ECLI:NL:RBNHO:2014:4274
Rechtbank Noord-Holland
- Eerste aanleg - meervoudig
- Rechtspraak.nl
Bewezenverklaring invoer van cocaïne te Schiphol met onvoorwaardelijke gevangenisstraf
In deze zaak heeft de Rechtbank Noord-Holland op 17 april 2014 uitspraak gedaan in een strafzaak tegen een verdachte die op 12 januari 2014 te Schiphol, gemeente Haarlemmermeer, opzettelijk ongeveer 2641,4 gram cocaïne binnen het grondgebied van Nederland heeft gebracht. De rechtbank heeft vastgesteld dat de dagvaarding geldig is en dat het openbaar ministerie ontvankelijk is in zijn vervolging. De verdachte heeft ter terechtzitting een bekennende verklaring afgelegd, en de rechtbank heeft verschillende bewijsmiddelen in overweging genomen, waaronder proces-verbaal van aanhouding en een rapport van het Douanelaboratorium.

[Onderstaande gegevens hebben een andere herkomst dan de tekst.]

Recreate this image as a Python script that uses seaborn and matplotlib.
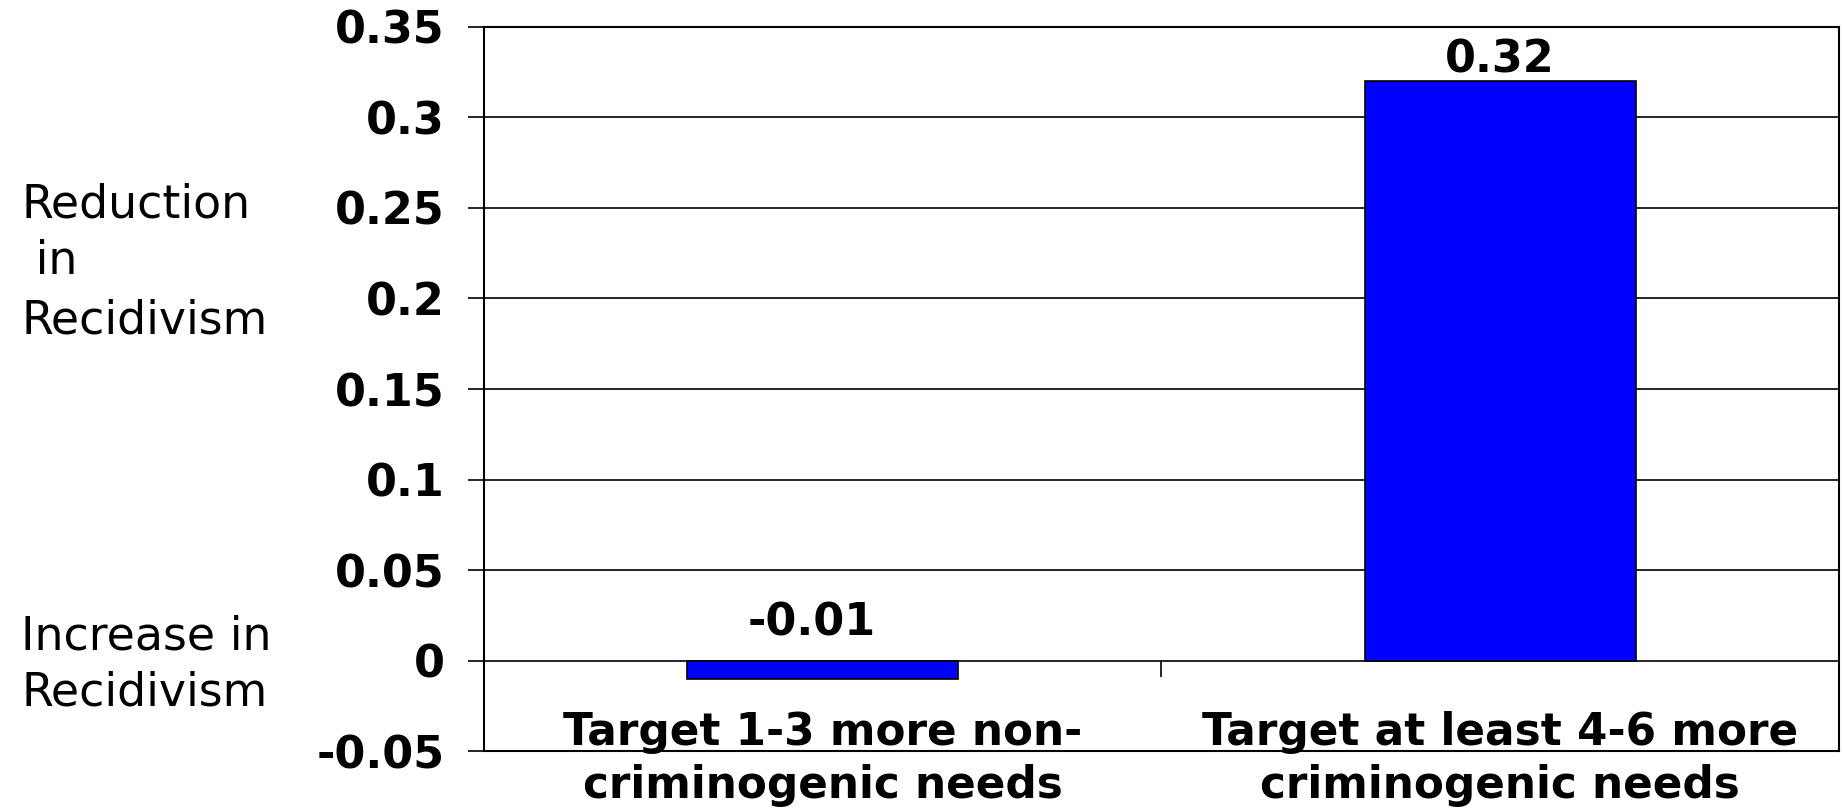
import matplotlib

matplotlib.use("Agg")
import matplotlib.pyplot as plt
import pandas as pd
import seaborn as sns

# Chart data
categories = [
    "Target 1-3 more non-\ncriminogenic needs",
    "Target at least 4-6 more\ncriminogenic needs",
]
values = [-0.01, 0.32]
y_ticks = [-0.05, 0.0, 0.05, 0.1, 0.15, 0.2, 0.25, 0.3, 0.35]
y_tick_labels = ["-0.05", "0", "0.05", "0.1", "0.15", "0.2", "0.25", "0.3", "0.35"]
value_labels = ["-0.01", "0.32"]

df = pd.DataFrame({"category": categories, "value": values})

sns.set_style("white")
plt.rcParams["font.family"] = ["DejaVu Sans"]
plt.rcParams.update(
    {
        "text.color": "black",
        "xtick.color": "black",
        "ytick.color": "black",
        "axes.labelcolor": "black",
    }
)

fig = plt.figure(figsize=(18.43, 8.10), dpi=100)
ax = fig.add_axes([0.2626, 0.0728, 0.7352, 0.8939])

sns.barplot(
    data=df,
    x="category",
    y="value",
    color="#0000FF",
    saturation=1,
    edgecolor="black",
    linewidth=1.2,
    width=0.4,
    ax=ax,
)

# Axis limits and ticks
ax.set_ylim(y_ticks[0], y_ticks[-1])
ax.set_xlim(-0.5, len(categories) - 0.5)
ax.set_yticks(y_ticks)
ax.set_yticklabels(y_tick_labels, fontsize=32, fontweight="bold")
ax.tick_params(axis="y", length=11.5, width=1.2, direction="out", pad=17, left=True)
ax.set_xticks(range(len(categories)))
ax.set_xticklabels(categories, fontsize=31.5, fontweight="bold")
for lbl in ax.get_xticklabels():
    lbl.set_linespacing(1.3)
ax.tick_params(axis="x", length=0, pad=-29)
ax.set_xlabel("")
ax.set_ylabel("")

# Horizontal gridlines
ax.yaxis.grid(True, color="black", linewidth=1.2)
ax.set_axisbelow(True)
for spine in ax.spines.values():
    spine.set_visible(True)
    spine.set_color("black")
    spine.set_linewidth(1.5)

# Category separator tick on the zero line
ymin, ymax = ax.get_ylim()
sec = ax.secondary_xaxis((0 - ymin) / (ymax - ymin))
sec.set_xticks([0.5])
sec.tick_params(length=11.5, width=1.2, direction="out", labelbottom=False)
sec.spines["bottom"].set_visible(False)

# Value labels
for i, (v, txt) in enumerate(zip(values, value_labels)):
    ax.annotate(
        txt,
        xy=(i, max(v, 0)),
        xytext=(0 if v >= 0 else -8, 6 if v >= 0 else 18),
        textcoords="offset points",
        ha="center",
        va="baseline",
        fontsize=32,
        fontweight="bold",
    )

# Side annotations
upper_lines = ["Reduction", " in", "Recidivism"]
upper_base = [217, 274, 333]
lower_lines = ["Increase in", "Recidivism"]
lower_base = [649, 705]
for line, yb in zip(upper_lines + lower_lines, upper_base + lower_base):
    fig.text(21 / 1843, 1 - yb / 810, line, fontsize=33, ha="left", va="baseline")

fig.savefig("out.png", dpi=100)
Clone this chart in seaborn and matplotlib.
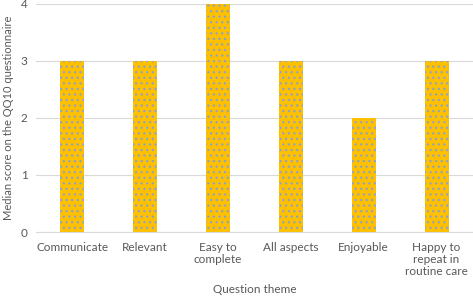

De rechtbank heeft geoordeeld dat het bewezenverklaarde feit opzettelijk handelen in strijd is met de Opiumwet. De verdachte is strafbaar verklaard, en de rechtbank heeft de vordering van de officier van justitie, mr. L. Dolfing, gevolgd, die een gevangenisstraf van 28 maanden had geëist. De rechtbank heeft daarbij rekening gehouden met de persoonlijke omstandigheden van de verdachte, waaronder het feit dat hij een blanco strafblad heeft en recent vader is geworden. Desondanks heeft de rechtbank geoordeeld dat de ernst van het feit en de hoeveelheid cocaïne die is ingevoerd, zwaarwegend zijn en dat er geen aanleiding is om van de strafeis af te wijken.
De rechtbank heeft de verdachte veroordeeld tot een gevangenisstraf van 28 maanden, met aftrek van de tijd die hij in voorarrest heeft doorgebracht. Dit vonnis is gewezen door een meervoudige kamer van de rechtbank, met mr. D. Gruijters als voorzitter, en is uitgesproken in tegenwoordigheid van de griffier, mr. A. Keulers. Mr. E.C. Smits was buiten staat om het vonnis mede te ondertekenen.